As such, the examples set by the administration in Madrid and Barcelona are helpful, especially in the debate against the party considered by Unidos Podemos as its main adversary, the People’s Party. “Scum” is a recurring term for PP and Ciudadanos, and its a demonstration of how Unidas Podemos never mentions PSOE, to which, in fact, it has always offered alliance.
But it’s the speakers’ language that shows us the strength of this party. They talk about “homeland” to refer to the “people,” in direct opposition to those who use the term “homeland” to deprive certain citizens of their rights. They talk about “order,” in this case a reference to Laclau. There’s talk about “class” and about “capital,” because these people standing in front of their voters are on a fulminating path: They all come from left-wing parties. They use strong expressions against the TTIP and against austerity, against the agreement between Europe and Turkey (“they want to turn it into a refugee prison”), against the multinationals and against the anti-immigration policies (“we will close the CIE” is one and it’s exactly where the meeting is held, or “we want everyone to be considered a citizen”).
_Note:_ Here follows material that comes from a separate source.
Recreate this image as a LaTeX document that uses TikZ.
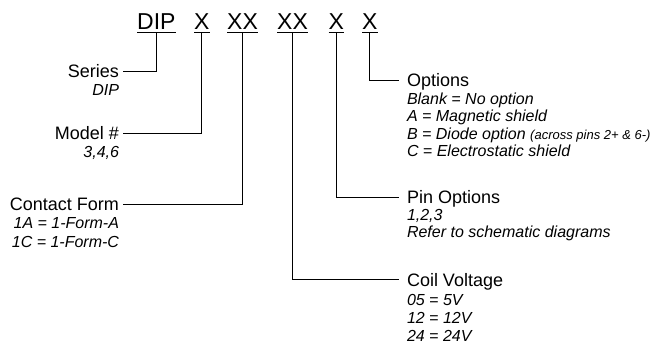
\documentclass[tikz,border=0pt]{standalone}
\usepackage{fontspec}
\setmainfont{Liberation Sans}
\newcommand{\pnitfont}[1]{\fontsize{16}{#1}\selectfont\itshape\setlength{\lineskiplimit}{-20pt}}
\tikzset{
  pncode/.style={font=\fontsize{23}{23}\selectfont, inner sep=0pt, text depth=3pt, anchor=base west},
  pnuline/.style={draw=black, line width=1.2pt},
  pnlead/.style={draw=black, line width=0.9pt},
  pnlbl/.style={font=\fontsize{18}{18}\selectfont, inner sep=0pt, text height=13pt, text depth=0pt,
                outer xsep=4pt, anchor=base east},
  pnlblr/.style={pnlbl, outer xsep=8pt, anchor=base west},
  pndtl/.style={font={\pnitfont{#1}}, inner sep=0pt,
                outer xsep=4pt, anchor=base east, align=right},
  pndtl/.default=18,
  pndtlr/.style={pndtl=#1, outer xsep=8pt, anchor=base west, align=left},
  pndtlr/.default=18,
}
\newcommand{\PNy}{-29}
\newcommand{\PNl}{123}
\newcommand{\PNr}{399}

\begin{document}
\begin{tikzpicture}[x=1pt,y=1pt]
    \useasboundingbox (0,0) rectangle (656,-343);

      \node[pncode] (dip)  at (137,\PNy)   {DIP};
      \node[pncode] (mdl)  at (194,\PNy)   {X};
      \node[pncode] (cnt)  at (227,\PNy)   {XX};
      \node[pncode] (coil) at (277,\PNy)   {XX};
      \node[pncode] (pin)  at (328.5,\PNy) {X};
      \node[pncode] (opt)  at (362,\PNy)   {X};

      \foreach \n in {dip,mdl,cnt,coil,pin,opt}
        \draw[pnuline] (\n.south west) -- (\n.south east);

      \node[pnlbl]      (ser)   at (\PNl,-77.5)  {Series};
      \node[pndtl]      (serd)  at (\PNl,-95)    {DIP};
      \node[pnlbl]      (mdll)  at (\PNl,-139.5) {Model \#};
      \node[pndtl]      (mdld)  at (\PNl,-157)   {3,4,6};
      \node[pnlbl]      (cntl)  at (\PNl,-210.5) {Contact Form};
      \node[pndtl=19]   (cntd)  at (\PNl,-247)   {1A = 1-Form-A\\1C = 1-Form-C};

      \node[pnlblr]     (optl)  at (\PNr,-86.5)  {Options};
      \node[pndtlr=17.5] (optd) at (\PNr,-156.5)
        {Blank = No option\\A = Magnetic shield\\B = Diode option {\fontsize{13}{13}\selectfont(across pins 2+ \& 6-)}\\C = Electrostatic shield};
      \node[pnlblr]     (pinl)  at (\PNr,-203.5) {Pin Options};
      \node[pndtlr=17]  (pind)  at (\PNr,-237)   {1,2,3\\Refer to schematic diagrams};
      \node[pnlblr]     (coill) at (\PNr,-286)   {Coil Voltage};
      \node[pndtlr=18]  (coild) at (\PNr,-341)   {05 = 5V\\12 = 12V\\24 = 24V};

      \draw[pnlead] (dip.south)  |- (ser.east);
      \draw[pnlead] (mdl.south)  |- (mdll.east);
      \draw[pnlead] (cnt.south)  |- (cntl.east);
      \draw[pnlead] (coil.south) |- (coill.west);
      \draw[pnlead] (pin.south)  |- (pinl.west);
      \draw[pnlead] (opt.south)  |- (optl.west);

\end{tikzpicture}
\end{document}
The words unify various experiences, echoing those spoken by the indignados but for another reason: because of the people listening to them. Those describing Unidos Podemos like a mob of teachers capable of waking up the desire for politics in a middle class destroyed by the crisis are mistaken. There’s a mix of everything in the meetings held by Podemos. Young people, adults, elders, boys and girls who, it seems, come from work, students and parents. The “class” composition is also a very transversal one, with a clear concentration of people who paid very dearly for the crisis afflicting Spanish society.
It wasn’t by chance that the final rally in Friday’s campaign — with all the big leaders — was carried out on Madrid’s south side and not in the center (to highlight a, by now, transnational data on the importance of the suburbs). In spite of Sunday’s results, the public is alert and focused. These are not the kind of rallies you attend to meet new friends or be entertained. Everyone is paying attention.